Sam „guru Adam” też pięknie się wpisywał w esbecki „profil operacyjny opozycjonisty”. Czyż bowiem nie okradł w latach 80. wraz ze Z. Bujakiem rodziny księdza Popiełuszko przywłaszczając sobie należną Zmarłemu część amerykańskiej nagrody (owe 30 tys. dolarów miało być przecież podzielone na trzy części, prawda, panie Adamie)?

Kiszczak z Michnikiem - czy tacy ludzie mogli zbudować cokolwiek uczciwego i przyzwoitego?

To dlatego mamy dziś najdroższe autostrady; skrajną niegospodarność na każdym kroku oraz szastanie pieniędzmi podatnika na lewo i prawo (czy Pan Marszałek Sikorski już się wytłumaczył z wydania ponad 300 tys. złotych na kilkanaście krzeseł w MSZ? A co „z ośmiorniczkami” po 1400 zł  – bo ile razy pan minister Sikorski zdążył wydać średnią krajową na swoje  kolacyjki – 100, 200, ...?); czy często całkiem zbędne brukowanie na nowo placów w małych miasteczkach oraz wielokrotnie przepłacone inwestycje - bo III R niestety jest głównie po to, żeby publiczne pieniądze mogły płynąć szerokim strumieniem do prywatnych kieszeni – lokalnych, ale i globalnych - a przy okazji Polsce i Polakom ukradziono już przez te lata co najmniej drugie tyle należnego przyrostu dochodu narodowego (bo mamy średnio 4%, zamiast potencjalnych 8)  588596,25-lat-kosztu-utraconych-mozliwosci 

Dziś jest jak jest, bo właśnie tak miało być. Bo nie wyznacza się lisa na stróża kurnika, a każdej władzy trzeba nieustanie patrzeć na ręce, bo grosz publiczny musi być staranniej strzeżony, niż prywatne finanse. Ale III RP w zasadzie to postawiła wszystko na głowie...
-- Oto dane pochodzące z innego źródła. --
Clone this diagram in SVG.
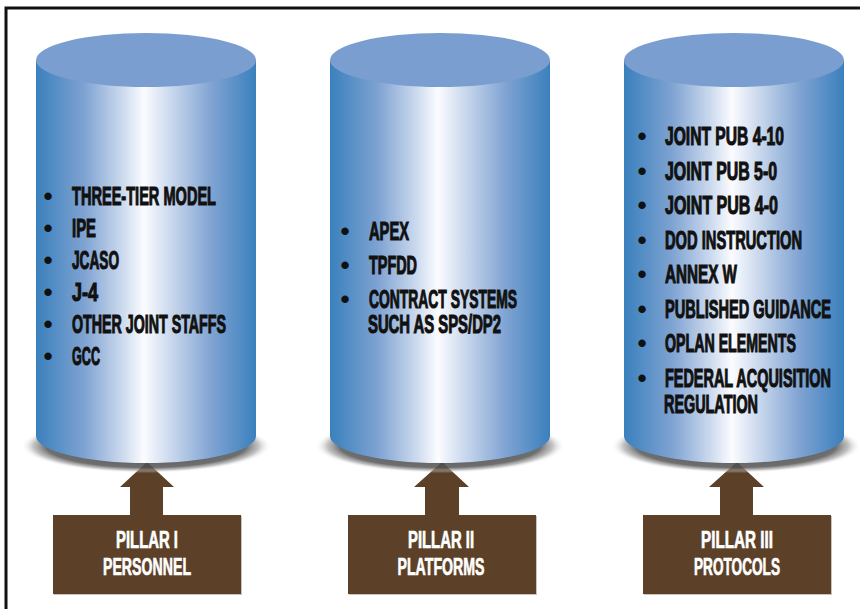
<svg xmlns="http://www.w3.org/2000/svg" width="860" height="609" viewBox="0 0 860 609">
<defs>
<linearGradient id="body" x1="0" y1="0" x2="1" y2="0">
<stop offset="0" stop-color="#3a80bd"/>
<stop offset="0.22" stop-color="#7fa3d2"/>
<stop offset="0.4" stop-color="#cfdcef"/>
<stop offset="0.49" stop-color="#fbfcff"/>
<stop offset="0.6" stop-color="#cfdcef"/>
<stop offset="0.8" stop-color="#7fa3d2"/>
<stop offset="1" stop-color="#3a80bd"/>
</linearGradient>
<radialGradient id="shadow" cx="0.5" cy="0.5" r="0.5">
<stop offset="0" stop-color="#333" stop-opacity="0.9"/>
<stop offset="0.8" stop-color="#555" stop-opacity="0.85"/>
<stop offset="0.9" stop-color="#999" stop-opacity="0.6"/>
<stop offset="1" stop-color="#fff" stop-opacity="0"/>
</radialGradient>
<style>
.top{fill:#7b9ed0}
.body{fill:url(#body)}
.shadow{fill:url(#shadow)}
.box{fill:#5c4128}
.boxedge{fill:#c9c3bb}
.arrow{fill:#5c4128}
.item{font-family:"Liberation Sans",Arial,sans-serif;font-weight:bold;font-size:25px;fill:#111;stroke:#111;stroke-width:1.1}
.bul{font-family:"Liberation Sans",Arial,sans-serif;font-weight:bold;font-size:26px;fill:#111;text-anchor:middle}
.lbl{font-family:"Liberation Sans",Arial,sans-serif;font-weight:bold;font-size:23px;fill:#fff;stroke:#fff;stroke-width:0.7;text-anchor:middle}
</style>
</defs>
<rect x="0" y="0" width="860" height="609" fill="#fff"/>
<rect x="6" y="8" width="880" height="640" fill="none" stroke="#111" stroke-width="3"/>

<g id="connectors">
<path class="arrow" d="M130,516 V487 H120 L147,462 L174,487 H163 V516 Z"/>
<path class="arrow" d="M425,516 V487 H414 L442,462 L469,487 H459 V516 Z"/>
<path class="arrow" d="M720,516 V487 H709 L737,462 L764,487 H753 V516 Z"/>
</g>

<g id="pillar1">
<ellipse class="shadow" cx="146" cy="446" rx="125" ry="27"/>
<path class="body" d="M36,60 V436 A110,27 0 0 0 256,436 V60 Z"/>
<ellipse class="top" cx="146" cy="60" rx="110" ry="27"/>
<text class="bul" x="48" y="205">•</text><text class="item" transform="translate(72 205) scale(0.63 1)" textLength="228.6" lengthAdjust="spacingAndGlyphs">THREE-TIER MODEL</text>
<text class="bul" x="48" y="237">•</text><text class="item" transform="translate(72 237) scale(0.63 1)" textLength="38" lengthAdjust="spacingAndGlyphs">IPE</text>
<text class="bul" x="48" y="269">•</text><text class="item" transform="translate(72 269) scale(0.63 1)" textLength="74.6" lengthAdjust="spacingAndGlyphs">JCASO</text>
<text class="bul" x="48" y="301">•</text><text class="item" transform="translate(72 301) scale(0.63 1)" textLength="41.3" lengthAdjust="spacingAndGlyphs">J-4</text>
<text class="bul" x="48" y="333">•</text><text class="item" transform="translate(72 333) scale(0.63 1)" textLength="244.4" lengthAdjust="spacingAndGlyphs">OTHER JOINT STAFFS</text>
<text class="bul" x="48" y="365">•</text><text class="item" transform="translate(72 365) scale(0.63 1)" textLength="44.4" lengthAdjust="spacingAndGlyphs">GCC</text>
</g>

<g id="pillar2">
<ellipse class="shadow" cx="440" cy="446" rx="125" ry="27"/>
<path class="body" d="M330,60 V436 A110,27 0 0 0 550,436 V60 Z"/>
<ellipse class="top" cx="440" cy="60" rx="110" ry="27"/>
<text class="bul" x="345" y="240">•</text><text class="item" transform="translate(369 240) scale(0.63 1)" textLength="63.5" lengthAdjust="spacingAndGlyphs">APEX</text>
<text class="bul" x="345" y="274">•</text><text class="item" transform="translate(369 274) scale(0.63 1)" textLength="76.2" lengthAdjust="spacingAndGlyphs">TPFDD</text>
<text class="bul" x="345" y="308">•</text><text class="item" transform="translate(369 308) scale(0.63 1)" textLength="234.9" lengthAdjust="spacingAndGlyphs">CONTRACT SYSTEMS</text>
<text class="item" transform="translate(368 333) scale(0.63 1)" textLength="211.1" lengthAdjust="spacingAndGlyphs">SUCH AS SPS/DP2</text>
</g>

<g id="pillar3">
<ellipse class="shadow" cx="736" cy="446" rx="125" ry="27"/>
<path class="body" d="M624,60 V436 A110,27 0 0 0 844,436 V60 Z"/>
<ellipse class="top" cx="734" cy="60" rx="110" ry="27"/>
<text class="bul" x="642" y="145">•</text><text class="item" transform="translate(665 145) scale(0.63 1)" textLength="188.9" lengthAdjust="spacingAndGlyphs">JOINT PUB 4-10</text>
<text class="bul" x="642" y="180">•</text><text class="item" transform="translate(665 180) scale(0.63 1)" textLength="177.8" lengthAdjust="spacingAndGlyphs">JOINT PUB 5-0</text>
<text class="bul" x="642" y="214">•</text><text class="item" transform="translate(665 214) scale(0.63 1)" textLength="179.4" lengthAdjust="spacingAndGlyphs">JOINT PUB 4-0</text>
<text class="bul" x="642" y="249">•</text><text class="item" transform="translate(665 249) scale(0.63 1)" textLength="217.5" lengthAdjust="spacingAndGlyphs">DOD INSTRUCTION</text>
<text class="bul" x="642" y="283">•</text><text class="item" transform="translate(665 283) scale(0.63 1)" textLength="114.3" lengthAdjust="spacingAndGlyphs">ANNEX W</text>
<text class="bul" x="642" y="318">•</text><text class="item" transform="translate(665 318) scale(0.63 1)" textLength="263.5" lengthAdjust="spacingAndGlyphs">PUBLISHED GUIDANCE</text>
<text class="bul" x="642" y="352">•</text><text class="item" transform="translate(665 352) scale(0.63 1)" textLength="207.9" lengthAdjust="spacingAndGlyphs">OPLAN ELEMENTS</text>
<text class="bul" x="642" y="387">•</text><text class="item" transform="translate(665 387) scale(0.63 1)" textLength="263.5" lengthAdjust="spacingAndGlyphs">FEDERAL ACQUISITION</text>
<text class="item" transform="translate(664 413) scale(0.63 1)" textLength="149.2" lengthAdjust="spacingAndGlyphs">REGULATION</text>
</g>

<g id="box1">
<rect class="boxedge" x="54" y="516" width="188" height="79"/>
<rect class="box" x="53" y="515" width="188" height="79"/>
<text class="lbl" transform="translate(147 548) scale(0.62 1)" textLength="100" lengthAdjust="spacingAndGlyphs">PILLAR I</text>
<text class="lbl" transform="translate(147 575) scale(0.62 1)" textLength="142" lengthAdjust="spacingAndGlyphs">PERSONNEL</text>
</g>
<g id="box2">
<rect class="boxedge" x="349" y="516" width="188" height="79"/>
<rect class="box" x="348" y="515" width="188" height="79"/>
<text class="lbl" transform="translate(441 548) scale(0.62 1)" textLength="106.5" lengthAdjust="spacingAndGlyphs">PILLAR II</text>
<text class="lbl" transform="translate(441 575) scale(0.62 1)" textLength="140.3" lengthAdjust="spacingAndGlyphs">PLATFORMS</text>
</g>
<g id="box3">
<rect class="boxedge" x="644" y="516" width="188" height="79"/>
<rect class="box" x="643" y="515" width="188" height="79"/>
<text class="lbl" transform="translate(737 548) scale(0.62 1)" textLength="116" lengthAdjust="spacingAndGlyphs">PILLAR III</text>
<text class="lbl" transform="translate(737 575) scale(0.62 1)" textLength="138.7" lengthAdjust="spacingAndGlyphs">PROTOCOLS</text>
</g>
</svg>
Dziś III RP po prostu musi odejść, tak jak kiedyś musiał odejść PRL. Na głos świadomego wyborcy zasługują tylko te partie, które pragną ratować kraj poprzez obalenie struktur tej przestępczości zorganizowanej.

Większość konstytucyjna dla reformatorów jest dziś polską racją stanu i ostatnią deską ratunku.

Inaczej nie warto się przejmować wyborami do Sejmu – bo niezależnie od wyniku i tak będzie, jak było do tej pory – co najwyżej eksploatorzy zamienią się miejscami i może trochę zmieni się skala tego procederu – ale ławy sejmowe dalej będą zapełniać „klony przewodniczących i prezesów” - dworscy potakiwacze i utracjusze.

A spółki Skarbu Państwa oraz wszystkie instytucje centralne dalej będą traktowane jako „łupy wyborcze” i nadal będą obsadzane przez partyjnych „biernych, miernych, ale wiernych” pasożytów.

A państwo polskie i jego instytucje dalej będą gniły. Bo dziś „do polityki idzie się dla naprawdę dużych pieniędzy” – jak był nam to łaskaw kiedyś objaśnić G. Schetyna.

 Przeciwnikom JOW coraz trudniej znaleźć dobre argumenty, bo marność dzisiejszej klasy politycznej – wyselekcjonowanej przez partyjne nomenklatury - aż bije po oczach. Polska potrzebuje i zasługuje na coś lepszego – bo III RP od wiosny 2010. funkcjonuje na „pożyczonym czasie”, powoli, ale konsekwentnie trwoniąc resztki zaufania społecznego. 

 Ale architekci III RP, jak na razie, dalej śmieją się Polakom prosto w twarz... bo „prywatyzacja” polskich zasobów przebiega w gruncie rzeczy bez większych zakłóceń. A same kwoty sprzeniewierzone w „aferze sejmowej” są przecież takie śmieszne...prawda?